◆ What you are asked to do ◆
Leave the pictures out and write out exactly the lines from the top of the entries through the line containing "days = [290, 505, 1040, 1630]".

--- start of Raw data ---

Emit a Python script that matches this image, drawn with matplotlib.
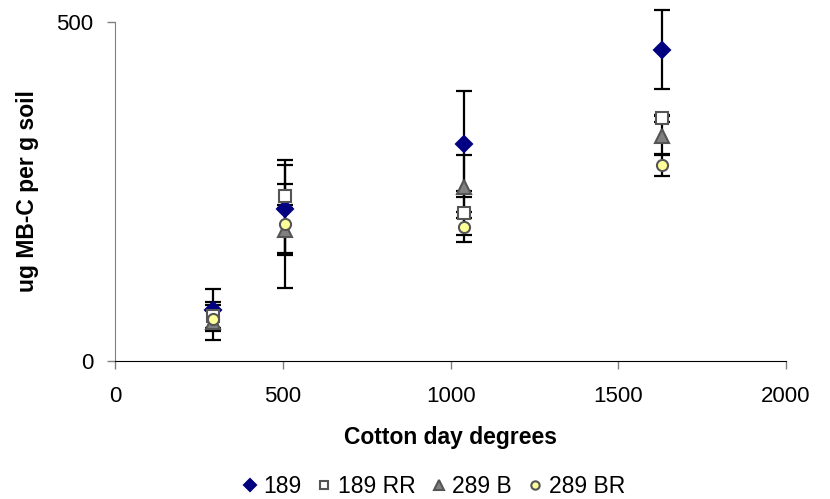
import numpy as np
import matplotlib.pyplot as plt

plt.rcParams['font.family'] = ['Liberation Sans', 'DejaVu Sans']

# cotton day degrees at each sampling
days = [290, 505, 1040, 1630]

labels = ['189', '189 RR', '289 B', '289 BR']
mbc_189 = [75, 224, 320, 459]
err_189 = [31, 65, 78, 58]
mbc_189rr = [66, 243, 218, 358]
err_189rr = [21, 18, 33, 5]
mbc_289b = [57, 193, 257, 332]
err_289b = [26, 37, 46, 29]
mbc_289br = [62, 202, 198, 289]
err_289br = [13, 94, 22, 16]

fig = plt.figure(figsize=(8.3, 4.99), dpi=100)
ax = fig.add_axes([0.139, 0.277, 0.808, 0.679])

styles = [
    dict(marker='D', color='#000080', mec='#000080', ms=8),
    dict(marker='s', color='white', mec='#555555', ms=8),
    dict(marker='^', color='#808080', mec='#555555', ms=9.5),
    dict(marker='o', color='#FFFF99', mec='#555555', ms=8),
]
series = [(mbc_189, err_189), (mbc_189rr, err_189rr),
          (mbc_289b, err_289b), (mbc_289br, err_289br)]

for (y, e) in series:
    ax.errorbar(days, y, yerr=e, fmt='none', ecolor='black', elinewidth=1.6,
                capsize=5.5, capthick=1.6, zorder=2, clip_on=False)
for (y, e), st, lab in zip(series, styles, labels):
    ax.plot(days, y, ls='none', marker=st['marker'], mfc=st['color'],
            mec=st['mec'], mew=1.5, ms=st['ms'], label=lab, zorder=3)

ax.set_xlim(0, 2000)
ax.set_ylim(0, 500)
ax.set_xticks([0, 500, 1000, 1500, 2000])
ax.set_yticks([0, 500])
ax.tick_params(labelsize=16, length=6, width=1)
ax.spines['top'].set_visible(False)
ax.spines['right'].set_visible(False)
ax.spines['left'].set_color('#808080')
ax.spines['bottom'].set_color('black')
ax.tick_params(axis='x', colors='#808080', labelcolor='black', pad=12)
ax.tick_params(axis='y', colors='#808080', labelcolor='black', pad=10)

ax.set_xlabel('Cotton day degrees', fontsize=16.5, fontweight='bold', labelpad=14)
ax.set_ylabel('ug MB-C per g soil', fontsize=16.5, fontweight='bold', labelpad=12)

fig.legend(loc='lower center', bbox_to_anchor=(0.52, -0.04), ncol=4, frameon=False,
           fontsize=16.5, handletextpad=0.1, columnspacing=0.5, markerscale=0.75,
           handlelength=1.0)

fig.savefig('out.png', dpi=100)
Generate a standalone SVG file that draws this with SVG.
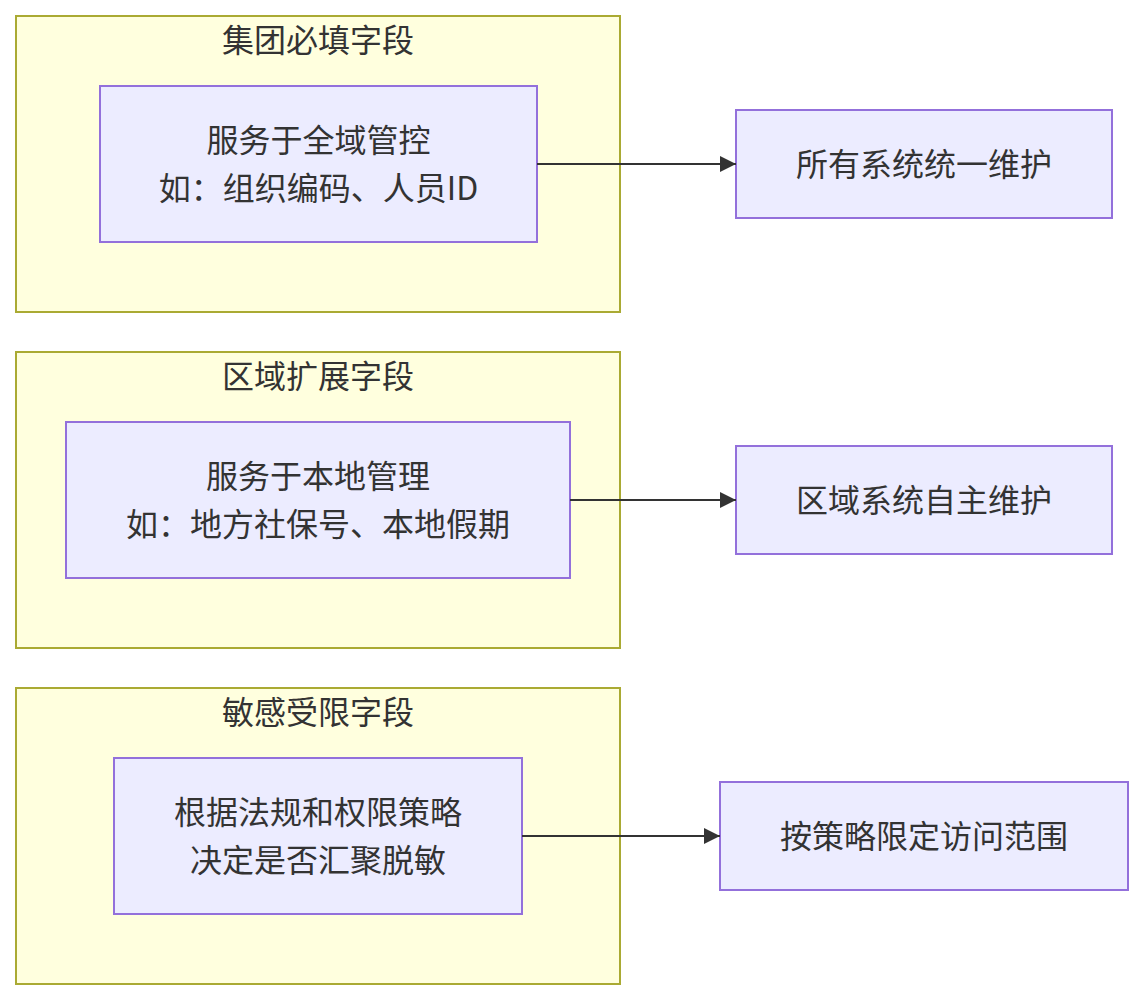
<svg xmlns="http://www.w3.org/2000/svg" width="1144" height="1000" viewBox="0 0 1144 1000">
<style>
.cluster rect{fill:#ffffde;stroke:#aaaa33;stroke-width:2}
.node rect{fill:#ECECFF;stroke:#9370DB;stroke-width:2}
text{font-family:"Noto Sans CJK SC","Noto Sans",sans-serif;font-size:32px;fill:#333;text-anchor:middle;dominant-baseline:central}
.edge{stroke:#333;stroke-width:2;fill:none}
</style>
<defs>
<marker id="arrow" viewBox="0 0 10 10" refX="10" refY="5" markerWidth="16" markerHeight="16" markerUnits="userSpaceOnUse" orient="auto">
<path d="M0,0 L10,5 L0,10 z" fill="#333"/>
</marker>
</defs>
<rect width="1144" height="1000" fill="#fff"/>
<g id="cluster1" class="cluster"><rect x="16" y="16" width="604" height="296"/><text x="318" y="38">集团必填字段</text></g>
<g id="cluster2" class="cluster"><rect x="16" y="352" width="604" height="296"/><text x="318" y="374">区域扩展字段</text></g>
<g id="cluster3" class="cluster"><rect x="16" y="688" width="604" height="296"/><text x="318" y="710">敏感受限字段</text></g>
<g id="A" class="node"><rect x="100" y="86" width="437" height="156"/><text x="318.5" y="138">服务于全域管控</text><text x="318.5" y="186">如：组织编码、人员ID</text></g>
<g id="B" class="node"><rect x="736" y="110" width="376" height="108"/><text x="924" y="162">所有系统统一维护</text></g>
<g id="C" class="node"><rect x="66" y="422" width="504" height="156"/><text x="318" y="474">服务于本地管理</text><text x="318" y="522">如：地方社保号、本地假期</text></g>
<g id="D" class="node"><rect x="736" y="446" width="376" height="108"/><text x="924" y="498">区域系统自主维护</text></g>
<g id="E" class="node"><rect x="114" y="758" width="408" height="156"/><text x="318" y="810">根据法规和权限策略</text><text x="318" y="858">决定是否汇聚脱敏</text></g>
<g id="F" class="node"><rect x="720" y="782" width="408" height="108"/><text x="924" y="834">按策略限定访问范围</text></g>
<g id="edges">
<path class="edge" d="M537,164 L736,164" marker-end="url(#arrow)"/>
<path class="edge" d="M570,500 L736,500" marker-end="url(#arrow)"/>
<path class="edge" d="M522,836 L720,836" marker-end="url(#arrow)"/>
</g>
</svg>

--- end of Raw data ---

◆ Solution to the problem ◆
Emit a Python script that matches this image, drawn with matplotlib.
import numpy as np
import matplotlib.pyplot as plt

plt.rcParams['font.family'] = ['Liberation Sans', 'DejaVu Sans']

# cotton day degrees at each sampling
days = [290, 505, 1040, 1630]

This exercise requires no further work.